4.2 Observability
1. Telemetry and Observability in Cloud Native Systems
Telemetry and observability are key components in ensuring that cloud-native systems operate efficiently, reliably, and securely. Telemetry involves collecting data from different parts of a system, such as metrics, logs, and traces, while observability is the ability to understand the system's internal states based on this telemetry data.
Key Components of Observability
1. Metrics
- Metrics are quantitative measurements that help track the performance and health of a system. They include CPU usage, memory consumption, request latency, and more.
- Metrics are often collected at regular intervals and are used to monitor system performance over time.
2. Logs
- Logs are detailed records of events or actions within a system. Logs provide insights into what happened, when, and in what order.
- Cloud-native systems often use centralized logging systems to aggregate logs from multiple services and components for easier troubleshooting and analysis.
3. Distributed Tracing
- Tracing tracks the flow of requests as they move through various services in a distributed system. It provides visibility into where latency or failures occur across services.

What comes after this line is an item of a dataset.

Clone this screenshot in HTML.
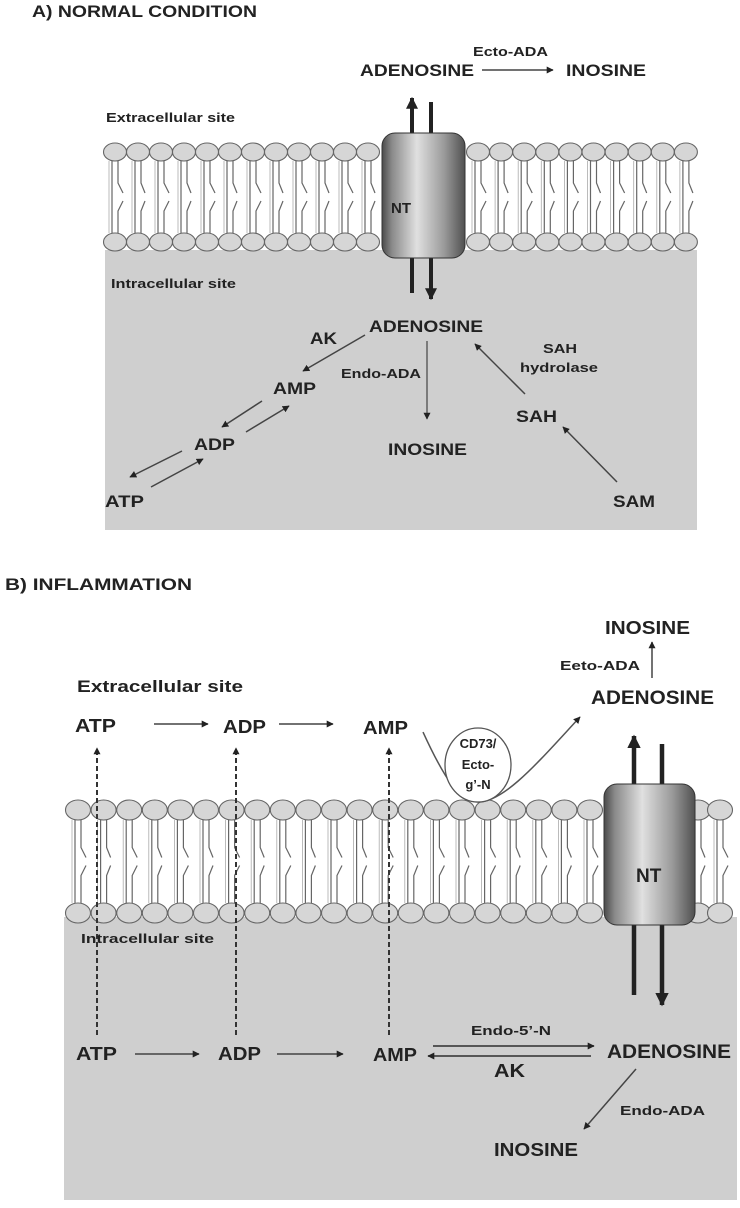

- Distributed tracing is especially important in microservices architectures, where a single transaction may touch multiple services.
Why Observability Matters
- Observability enables better incident detection and resolution by providing actionable insights into system behavior.
- It helps teams understand performance bottlenecks, resource utilization, and areas for optimization.
- Effective observability is critical for maintaining Service Level Objectives (SLOs) and ensuring system reliability.
2. Using Prometheus for Monitoring
Prometheus is an open-source monitoring and alerting toolkit widely used in cloud-native environments for tracking metrics and performance data. It is a time-series database designed for real-time monitoring, and it integrates easily with cloud-native applications.
Key Features of Prometheus
1. Time-Series Database
- Prometheus stores all collected metrics as time-series data, meaning each data point is associated with a timestamp. This allows for historical analysis of system performance.
2. Pull-Based Monitoring
- Prometheus uses a pull model to scrape metrics from endpoints (e.g., applications, services) at defined intervals. This allows for flexibility and scalability in collecting metrics from multiple sources.
3. Prometheus Query Language (PromQL)
- PromQL is the query language used to retrieve and analyze time-series data stored in Prometheus. It enables the creation of complex queries, alerts, and visualizations.
4. Alerting and Notification
- Prometheus integrates with Alertmanager to handle alerting based on defined thresholds and conditions. When an alert is triggered, Prometheus sends notifications to various channels like Slack, email, or PagerDuty.
Prometheus in Kubernetes
- In Kubernetes environments, Prometheus is commonly used to monitor cluster health, node resource usage, and application performance. It can scrape metrics from Kubernetes components such as kubelet and etcd, as well as application-specific endpoints.
Example Prometheus Query:
rate(http_requests_total[5m])
This query calculates the rate of HTTP requests over the past 5 minutes, which can be used to monitor traffic patterns and identify anomalies.
3. Cost Management in Cloud Native Environments
Cost management is a critical aspect of running applications in cloud-native environments, where resources are billed based on usage. With the dynamic scaling of cloud-native architectures, understanding and optimizing costs becomes essential for financial sustainability.
Key Strategies for Cost Management
1. Right-Sizing Resources
- One of the most effective ways to manage costs is to provision the right amount of resources for applications. Over-provisioning can lead to unnecessary costs, while under-provisioning may result in performance degradation.
- Tools like Kubernetes autoscalers (HPA and VPA) can help dynamically adjust resources based on actual usage.
2. Monitoring and Visibility
- Monitoring cloud resource usage and costs is essential to understanding where the money is being spent. Tools like Prometheus, Grafana, and cloud provider cost monitoring dashboards (e.g., AWS Cost Explorer) provide visibility into resource consumption and costs.
3. Use Spot Instances and Reserved Instances
- Many cloud providers offer cost-saving options like spot instances (which are cheaper but can be interrupted) and reserved instances (which offer discounts for long-term usage commitments). These can significantly reduce costs for non-critical or long-running workloads.
4. Optimize Storage and Networking Costs
- In cloud-native environments, storage and networking costs can add up quickly. Using efficient storage solutions (e.g., object storage for cold data) and optimizing data transfer patterns can help minimize these costs.
5. Implementing Budgets and Alerts
- Set budgets and alerts to monitor cloud spending in real-time. This helps prevent unexpected cost overruns and allows teams to take corrective actions before costs spiral out of control.
Best Practices for Cost Management
- Continuously monitor and analyze resource usage to identify optimization opportunities.
- Automate scaling and provisioning to match resource allocation with demand, reducing waste.
- Educate teams on the cost implications of their infrastructure choices to encourage a cost-conscious culture.
By understanding telemetry and observability, leveraging Prometheus for monitoring, and implementing cost management strategies, organizations can effectively manage cloud-native environments to ensure reliability, performance, and cost efficiency.